Así tuvo lugar aquella memorable reunión. El Concilio llegó a una conclusión común, expresada, según Lucas, en una carta que se redactó y que se envió a la Iglesia de Antioquía.

No nos interesa ahora meternos de lleno en el conflicto surgido en la Iglesia, sino en la forma como se resolvió, subrayando cierto detalle fundamental de la famosa carta en cuestión: «Hemos decidido, el Espíritu Santo y nosotros»… He aquí la forma concreta de resolver las cuestiones internas y de recordar las palabras de Jesús cuando la memoria del Espíritu nos falla. A partir de entonces, cuando las crisis arreciaban muy fuerte, fueron los Concilios Ecuménicos el modo como los cristianos intentaron entenderse ante cuestiones tan fundamentales como la misma divinidad de Jesucristo en los concilios de Nicea (325) y Efeso (5,31). El último gran Concilio, el Vaticano II, fue entre otras cosas una gran manifestación del Espíritu en una Iglesia que tiene que hacer frente a nuevos y grandes desafíos.

«Hemos decidido el Espíritu Santo y nosotros» es la concreción de lo dicho por Jesús en el texto de Juan; es la incorporación oficial del Espíritu Santo en la vida de la Iglesia, no como un miembro más, sino como el aliento de vida nueva, como la fuente de la auténtica verdad, como el defensor contra los peligros de naufragio.

3. La Adoración Nocturna de Burgos, al celebrar hoy el 125 aniversario de su fundación, quiere dar gracias rendidas al Paráclito por el cúmulo inmenso de gracias que ha derramado sobre tantos adoradores, sobre sus familias, sobre sus parroquias y sobre toda nuestra diócesis.
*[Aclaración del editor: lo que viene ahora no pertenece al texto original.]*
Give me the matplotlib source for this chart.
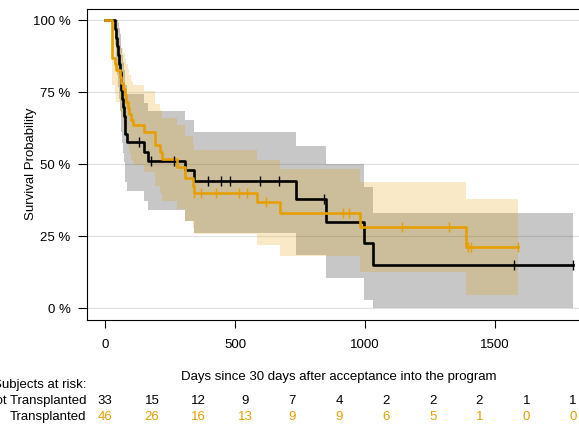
import numpy as np
import matplotlib
matplotlib.use('Agg')
import matplotlib.pyplot as plt
import matplotlib.transforms as mtransforms

# --- Kaplan-Meier steps ---
# Not Transplanted (black)
black_time = [0, 39, 42, 45, 49, 52, 55, 59, 62, 65, 69, 72, 75, 78, 82,
              150, 165, 308, 343, 735, 850, 994, 1032]
black_surv = [1.0, 0.970, 0.939, 0.909, 0.879, 0.848, 0.818, 0.788, 0.758, 0.727,
              0.697, 0.667, 0.636, 0.606, 0.576, 0.543, 0.512, 0.478, 0.4415,
              0.378, 0.300, 0.2255, 0.150]
black_lower = [1.0, 0.912, 0.857, 0.811, 0.768, 0.726, 0.686, 0.649, 0.612, 0.575,
               0.540, 0.506, 0.472, 0.439, 0.407, 0.373, 0.340, 0.304, 0.262,
               0.185, 0.104, 0.029, 0.0]
black_upper = [1.0, 1.0, 1.0, 1.0, 0.990, 0.971, 0.950, 0.927, 0.904, 0.879,
               0.854, 0.828, 0.800, 0.773, 0.745, 0.713, 0.684, 0.652, 0.6125,
               0.563, 0.500, 0.422, 0.330]
black_end = 1801
black_censor = [130, 178, 263, 397, 445, 481, 596, 670, 843, 1573, 1801]

# Transplanted (orange)
orange_time = [0, 28, 36, 40, 58, 62, 68, 75, 80, 86, 93, 100, 108, 150, 190,
               212, 218, 276, 308, 337, 340, 583, 673, 981, 1388]
orange_surv = [1.0, 0.870, 0.848, 0.826, 0.804, 0.783, 0.761, 0.739, 0.717, 0.696,
               0.674, 0.652, 0.636, 0.6125, 0.566, 0.543, 0.517, 0.491, 0.451,
               0.424, 0.401, 0.3676, 0.3317, 0.283, 0.2137]
orange_lower = [1.0, 0.773, 0.744, 0.716, 0.689, 0.664, 0.638, 0.612, 0.587, 0.563,
                0.539, 0.514, 0.497, 0.472, 0.423, 0.399, 0.373, 0.345, 0.303,
                0.278, 0.258, 0.2195, 0.1825, 0.127, 0.046]
orange_upper = [1.0, 0.967, 0.952, 0.936, 0.919, 0.902, 0.884, 0.866, 0.847, 0.829,
                0.809, 0.790, 0.775, 0.753, 0.709, 0.687, 0.661, 0.637, 0.599,
                0.570, 0.548, 0.514, 0.482, 0.439, 0.379]
orange_end = 1587
orange_censor = [340, 368, 426, 515, 545, 619, 915, 940, 1141, 1323, 1397, 1406, 1587]

# --- risk table ---
risk_times = [0, 180, 360, 540, 720, 900, 1080, 1260, 1440, 1620, 1800]
black_risk = [33, 15, 12, 9, 7, 4, 2, 2, 2, 1, 1]
orange_risk = [46, 26, 16, 13, 9, 9, 6, 5, 1, 0, 0]
group_names = ['Not Transplanted', 'Transplanted']

x_ticks = [0, 500, 1000, 1500]
y_ticks = [0, 0.25, 0.5, 0.75, 1.0]
y_ticklabels = ['0 %', '25 %', '50 %', '75 %', '100 %']

BLACK = '#000000'
ORANGE = '#E69F00'

plt.rcParams['font.family'] = ['Liberation Sans', 'DejaVu Sans']
plt.rcParams['font.size'] = 9.5

W, H = 579, 426
fig = plt.figure(figsize=(W / 100, H / 100), dpi=100)
# plot region: left spine at x=86.5, top at y=8.5, bottom at y=319.8 (right side cut off)
ax = fig.add_axes([86.5 / W, 1 - 319.8 / H, (591.7 - 86.5) / W, (319.8 - 8.5) / H])
ax.set_xlim(-72, 1872)
ax.set_ylim(-0.04, 1.04)

for yv in y_ticks:
    ax.axhline(yv, color='#e2e2e2', lw=0.9, zorder=0)


def draw_curve(t, s, lo, hi, end, cens, col):
    tt = np.append(t, end)
    ss = np.append(s, s[-1])
    ll = np.append(lo, lo[-1])
    uu = np.append(hi, hi[-1])
    ax.fill_between(tt, ll, uu, step='post', color=col, alpha=0.22, lw=0, zorder=1)
    ax.step(tt, ss, where='post', color=col, lw=1.9, zorder=3)
    idx = np.searchsorted(t, cens, side='right') - 1
    ax.plot(cens, np.array(s)[idx], ls='none', marker='|', ms=7, mew=1.0,
            color=col, zorder=4)


draw_curve(black_time, black_surv, black_lower, black_upper, black_end,
           black_censor, BLACK)
draw_curve(orange_time, orange_surv, orange_lower, orange_upper, orange_end,
           orange_censor, ORANGE)

ax.set_xticks(x_ticks)
ax.set_yticks(y_ticks)
ax.set_yticklabels(y_ticklabels)
ax.tick_params(axis='x', direction='out', length=6, width=0.8, pad=8, colors='black')
ax.tick_params(axis='y', direction='out', length=6.5, width=0.8, pad=5, colors='black')
for sp in ['left', 'top', 'bottom', 'right']:
    ax.spines[sp].set_linewidth(0.8)

fig.text(31 / W, 1 - 164 / H, 'Survival Probability', rotation=90,
         ha='center', va='center')
fig.text(339 / W, 1 - 377 / H, 'Days since 30 days after acceptance into the program',
         ha='center', va='center')

# number at risk table under the axis
trans = mtransforms.blended_transform_factory(ax.transData, fig.transFigure)
fig.text(86 / W, 1 - 385 / H, 'Subjects at risk:', ha='right', va='center')
rows = [(black_risk, BLACK, 401), (orange_risk, ORANGE, 417)]
for (vals, col, ypix), name in zip(rows, group_names):
    fig.text(86 / W, 1 - ypix / H, name, ha='right', va='center', color='black')
    for t, v in zip(risk_times, vals):
        ax.text(t, 1 - ypix / H, str(v), transform=trans, ha='center', va='center',
                color=col, clip_on=False)

fig.savefig('out.png', dpi=100)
A la vez, quiere pedir a ese mismo Espíritu Paráclito luces abundantes para abrirse a los nuevos problemas que hoy tiene planteada la Iglesia y ella misma; consciente de que con su luz y su fuerza será capaz de hacer frente a todas las dificultades y ampliar su radio de acción a nuevos miembros, especialmente entre los jóvenes.